Annales Polonici Mathematici is a mathematical journal published by the Mathematical Institute of the Polish Academy of Sciences. Usually 2 volumes of 3 issues are published. All articles published by this journal are indexed and described in Mathematical Reviews. The journal publishes original research papers in mathematical analysis and geometry. As of October 2023, the editor-in-chief of the journal is Sławomir Kołodziej.

==History==

In pursuit of its statutory goals, the Polish Mathematical Society (PTM) began publishing its own journal in 1921, which, beginning with volume two, was called Annales de la Société Polonaise de Mathématique, with Stanisław Zaremba as editor. By the outbreak of World War II, 17 volumes of this journal had been published. It was published in congressional languages, but the "Supplements" printed for some volumes were in Polish. They included, among other things, documents from the life of the Society, such as statutes, reports and minutes.
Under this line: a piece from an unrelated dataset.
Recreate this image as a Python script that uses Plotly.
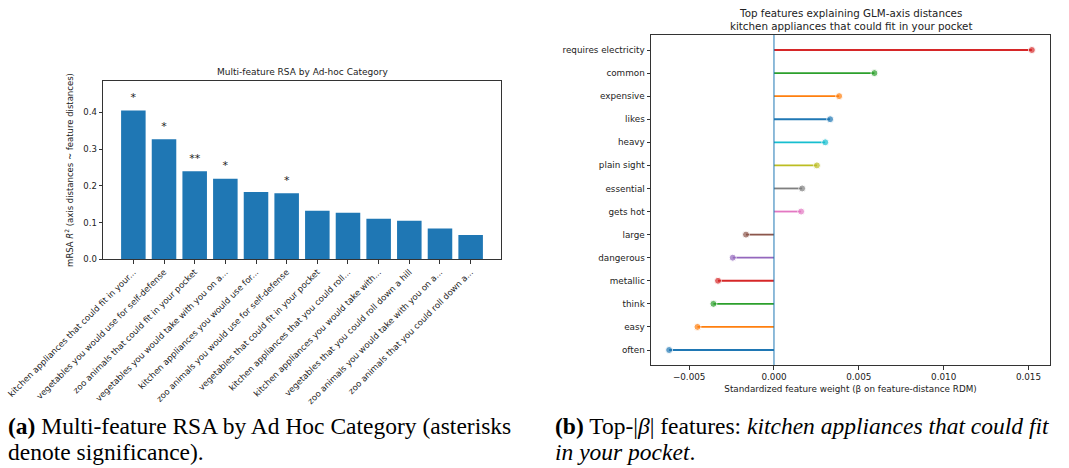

The journal was reissued after the war and by 1952 PTM had published another 8 volumes. In 1953, all mathematical publications of the PTM, including Annales, were taken over by the Mathematical Institute of the Polish Academy of Sciences. A new journal, Annales Polonici Mathematici, was created on the basis of Annales, and its first issue was published in 1954.